PROBLEM TO WORK ON: Using the listing below, please print exactly the lines from the one with "Give me the Altair source for this chart." through the one with "import pandas as pd". Leave out every picture.

Charts and diagrams as code:

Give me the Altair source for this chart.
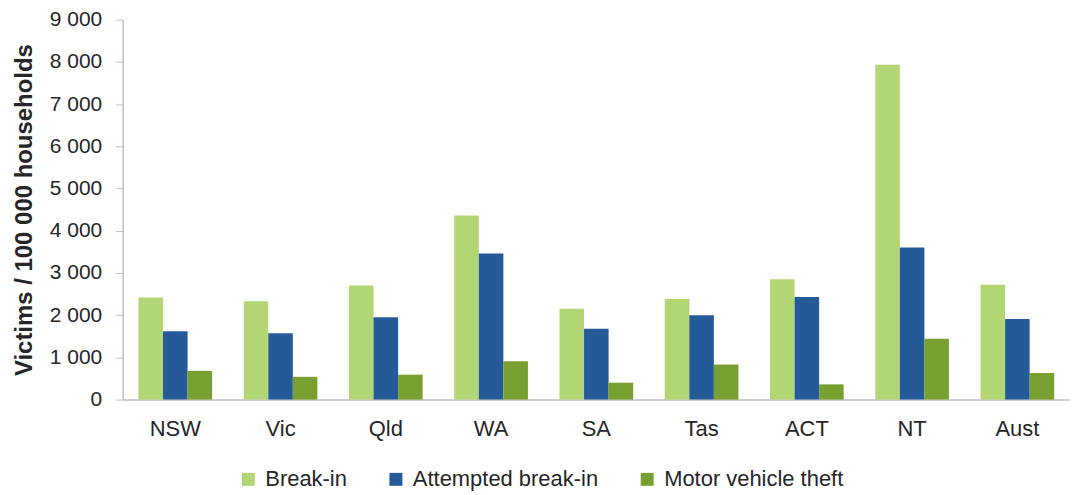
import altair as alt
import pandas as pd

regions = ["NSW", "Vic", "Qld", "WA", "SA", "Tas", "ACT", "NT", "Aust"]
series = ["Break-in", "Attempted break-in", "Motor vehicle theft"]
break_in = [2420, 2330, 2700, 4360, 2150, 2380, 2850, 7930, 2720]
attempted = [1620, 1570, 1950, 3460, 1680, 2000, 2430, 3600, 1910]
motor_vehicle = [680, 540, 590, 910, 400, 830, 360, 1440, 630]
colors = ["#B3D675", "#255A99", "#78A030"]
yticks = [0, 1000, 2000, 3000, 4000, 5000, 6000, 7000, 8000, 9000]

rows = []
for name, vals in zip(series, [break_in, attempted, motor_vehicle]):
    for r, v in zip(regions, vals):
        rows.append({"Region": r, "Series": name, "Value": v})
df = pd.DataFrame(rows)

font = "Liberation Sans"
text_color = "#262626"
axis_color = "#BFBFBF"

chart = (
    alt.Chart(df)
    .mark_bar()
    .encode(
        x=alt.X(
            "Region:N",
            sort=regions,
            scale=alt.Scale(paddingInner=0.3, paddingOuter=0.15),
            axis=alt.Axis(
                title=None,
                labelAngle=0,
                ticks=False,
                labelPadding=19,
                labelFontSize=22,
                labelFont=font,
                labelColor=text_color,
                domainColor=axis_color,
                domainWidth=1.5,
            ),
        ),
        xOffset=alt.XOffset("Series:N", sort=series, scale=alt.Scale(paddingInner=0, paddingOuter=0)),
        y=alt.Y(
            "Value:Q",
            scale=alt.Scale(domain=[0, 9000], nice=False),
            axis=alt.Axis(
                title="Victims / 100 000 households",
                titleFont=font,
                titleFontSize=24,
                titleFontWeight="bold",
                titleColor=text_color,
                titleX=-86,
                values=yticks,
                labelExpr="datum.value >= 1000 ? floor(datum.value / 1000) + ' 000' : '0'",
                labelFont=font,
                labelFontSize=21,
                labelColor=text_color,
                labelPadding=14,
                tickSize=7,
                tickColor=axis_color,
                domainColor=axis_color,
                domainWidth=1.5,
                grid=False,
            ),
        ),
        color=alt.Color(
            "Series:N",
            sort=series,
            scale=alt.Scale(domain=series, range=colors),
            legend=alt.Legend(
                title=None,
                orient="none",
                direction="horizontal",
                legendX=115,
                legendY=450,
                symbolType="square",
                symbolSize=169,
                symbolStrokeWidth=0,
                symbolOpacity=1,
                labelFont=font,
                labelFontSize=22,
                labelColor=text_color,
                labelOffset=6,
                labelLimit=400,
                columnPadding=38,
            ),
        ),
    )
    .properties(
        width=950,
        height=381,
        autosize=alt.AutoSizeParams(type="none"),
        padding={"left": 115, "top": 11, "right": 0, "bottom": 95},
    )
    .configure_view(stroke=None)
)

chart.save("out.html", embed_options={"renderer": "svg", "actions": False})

==

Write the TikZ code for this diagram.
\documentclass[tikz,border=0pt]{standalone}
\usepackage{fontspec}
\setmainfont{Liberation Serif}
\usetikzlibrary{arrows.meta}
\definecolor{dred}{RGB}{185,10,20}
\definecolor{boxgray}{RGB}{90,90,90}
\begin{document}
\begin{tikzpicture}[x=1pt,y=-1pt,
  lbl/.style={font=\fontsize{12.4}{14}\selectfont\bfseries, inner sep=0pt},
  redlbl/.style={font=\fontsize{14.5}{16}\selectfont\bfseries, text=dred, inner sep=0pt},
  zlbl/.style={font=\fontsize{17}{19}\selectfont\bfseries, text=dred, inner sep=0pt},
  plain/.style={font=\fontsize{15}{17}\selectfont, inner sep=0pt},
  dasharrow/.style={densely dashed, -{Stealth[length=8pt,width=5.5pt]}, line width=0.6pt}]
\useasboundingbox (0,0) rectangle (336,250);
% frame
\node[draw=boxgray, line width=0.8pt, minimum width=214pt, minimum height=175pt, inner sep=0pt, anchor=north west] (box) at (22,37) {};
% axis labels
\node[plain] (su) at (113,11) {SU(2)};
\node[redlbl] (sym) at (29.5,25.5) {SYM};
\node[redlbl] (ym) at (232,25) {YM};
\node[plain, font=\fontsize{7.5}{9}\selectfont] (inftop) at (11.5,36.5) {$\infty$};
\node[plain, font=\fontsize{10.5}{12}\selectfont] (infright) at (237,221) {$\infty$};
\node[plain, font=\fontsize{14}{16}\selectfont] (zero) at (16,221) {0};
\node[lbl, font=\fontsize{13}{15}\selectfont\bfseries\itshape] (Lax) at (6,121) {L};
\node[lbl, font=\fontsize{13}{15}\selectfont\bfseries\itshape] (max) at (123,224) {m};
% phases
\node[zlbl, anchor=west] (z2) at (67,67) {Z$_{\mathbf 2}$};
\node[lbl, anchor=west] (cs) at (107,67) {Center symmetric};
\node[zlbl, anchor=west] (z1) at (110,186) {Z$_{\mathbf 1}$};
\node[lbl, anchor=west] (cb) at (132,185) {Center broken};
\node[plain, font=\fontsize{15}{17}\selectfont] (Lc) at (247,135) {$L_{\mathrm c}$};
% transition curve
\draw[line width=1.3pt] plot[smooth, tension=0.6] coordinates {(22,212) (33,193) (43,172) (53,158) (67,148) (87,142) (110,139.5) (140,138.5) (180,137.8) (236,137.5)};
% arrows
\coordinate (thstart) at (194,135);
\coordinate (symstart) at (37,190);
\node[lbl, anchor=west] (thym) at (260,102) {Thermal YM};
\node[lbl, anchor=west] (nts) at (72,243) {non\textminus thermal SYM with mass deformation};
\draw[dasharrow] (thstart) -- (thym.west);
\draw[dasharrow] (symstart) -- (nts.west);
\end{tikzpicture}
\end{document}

* * *

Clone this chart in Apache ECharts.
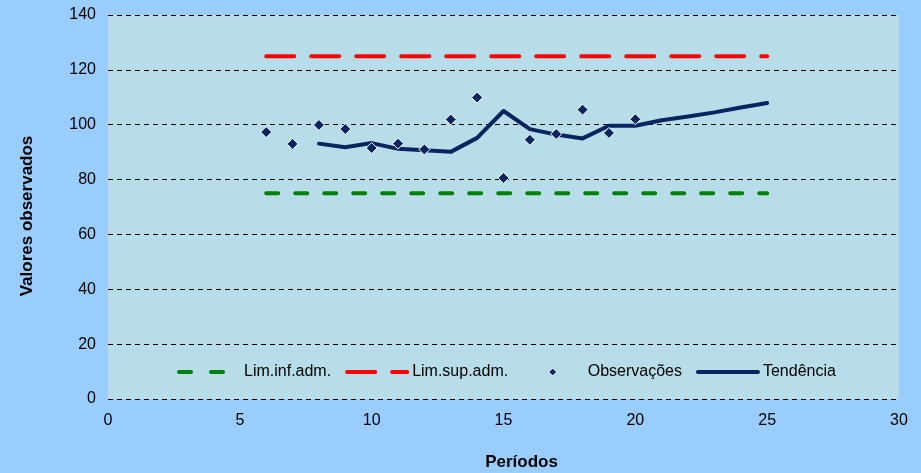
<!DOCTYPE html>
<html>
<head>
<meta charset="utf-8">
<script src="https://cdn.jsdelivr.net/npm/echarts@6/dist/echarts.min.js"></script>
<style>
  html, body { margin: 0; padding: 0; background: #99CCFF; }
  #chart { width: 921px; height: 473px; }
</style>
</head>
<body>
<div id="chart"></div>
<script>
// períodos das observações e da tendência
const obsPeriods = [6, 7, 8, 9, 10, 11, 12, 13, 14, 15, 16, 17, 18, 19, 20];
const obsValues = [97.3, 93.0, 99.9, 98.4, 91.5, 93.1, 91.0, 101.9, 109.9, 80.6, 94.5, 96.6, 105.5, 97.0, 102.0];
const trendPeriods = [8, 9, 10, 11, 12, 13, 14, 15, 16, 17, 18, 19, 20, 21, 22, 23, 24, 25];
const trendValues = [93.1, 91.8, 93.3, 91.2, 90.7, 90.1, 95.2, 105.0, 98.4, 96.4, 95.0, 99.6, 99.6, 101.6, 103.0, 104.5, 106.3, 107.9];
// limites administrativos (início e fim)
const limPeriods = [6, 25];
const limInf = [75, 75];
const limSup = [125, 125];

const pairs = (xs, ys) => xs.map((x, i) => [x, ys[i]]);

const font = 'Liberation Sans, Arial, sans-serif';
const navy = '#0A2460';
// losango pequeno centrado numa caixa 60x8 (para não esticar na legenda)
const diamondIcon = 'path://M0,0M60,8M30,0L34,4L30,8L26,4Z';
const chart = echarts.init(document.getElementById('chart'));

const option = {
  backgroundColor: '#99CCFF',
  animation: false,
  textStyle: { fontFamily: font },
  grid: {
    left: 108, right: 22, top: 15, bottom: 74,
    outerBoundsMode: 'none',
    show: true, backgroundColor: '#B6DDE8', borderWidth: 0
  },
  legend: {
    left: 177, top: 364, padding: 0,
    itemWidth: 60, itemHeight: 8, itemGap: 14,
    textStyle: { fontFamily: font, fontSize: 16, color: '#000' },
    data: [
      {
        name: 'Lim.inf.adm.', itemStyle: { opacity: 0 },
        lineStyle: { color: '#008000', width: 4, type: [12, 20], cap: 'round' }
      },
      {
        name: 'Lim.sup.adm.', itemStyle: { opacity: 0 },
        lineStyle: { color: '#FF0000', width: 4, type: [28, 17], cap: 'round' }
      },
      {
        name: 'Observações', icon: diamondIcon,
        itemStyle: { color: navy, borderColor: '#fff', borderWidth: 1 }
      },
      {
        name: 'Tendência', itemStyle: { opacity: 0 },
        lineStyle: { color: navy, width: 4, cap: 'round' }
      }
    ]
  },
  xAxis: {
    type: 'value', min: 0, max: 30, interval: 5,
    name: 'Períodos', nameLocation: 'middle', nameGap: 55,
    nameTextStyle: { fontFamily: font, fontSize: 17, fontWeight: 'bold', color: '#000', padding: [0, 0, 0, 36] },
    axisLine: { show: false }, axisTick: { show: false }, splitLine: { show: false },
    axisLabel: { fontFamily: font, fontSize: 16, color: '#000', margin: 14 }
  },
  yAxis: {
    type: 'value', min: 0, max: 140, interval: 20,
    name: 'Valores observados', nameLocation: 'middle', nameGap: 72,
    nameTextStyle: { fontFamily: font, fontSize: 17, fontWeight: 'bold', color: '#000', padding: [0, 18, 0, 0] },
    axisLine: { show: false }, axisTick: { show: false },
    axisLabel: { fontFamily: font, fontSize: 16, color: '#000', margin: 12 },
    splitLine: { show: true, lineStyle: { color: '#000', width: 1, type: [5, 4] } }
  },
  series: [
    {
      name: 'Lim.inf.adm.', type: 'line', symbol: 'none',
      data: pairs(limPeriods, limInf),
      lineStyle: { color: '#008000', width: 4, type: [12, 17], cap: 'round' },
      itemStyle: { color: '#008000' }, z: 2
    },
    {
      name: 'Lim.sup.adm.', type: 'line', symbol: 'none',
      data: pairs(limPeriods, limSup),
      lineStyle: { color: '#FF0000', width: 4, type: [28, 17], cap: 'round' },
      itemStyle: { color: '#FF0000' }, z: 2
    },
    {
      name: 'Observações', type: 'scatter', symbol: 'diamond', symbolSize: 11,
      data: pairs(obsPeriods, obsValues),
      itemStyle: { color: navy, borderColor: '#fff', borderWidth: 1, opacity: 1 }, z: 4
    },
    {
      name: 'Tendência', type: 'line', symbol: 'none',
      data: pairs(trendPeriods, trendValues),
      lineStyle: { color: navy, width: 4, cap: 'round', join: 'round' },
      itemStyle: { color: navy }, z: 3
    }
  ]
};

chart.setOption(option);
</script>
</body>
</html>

CORRECT RESPONSE:
Give me the Altair source for this chart.
import altair as alt
import pandas as pd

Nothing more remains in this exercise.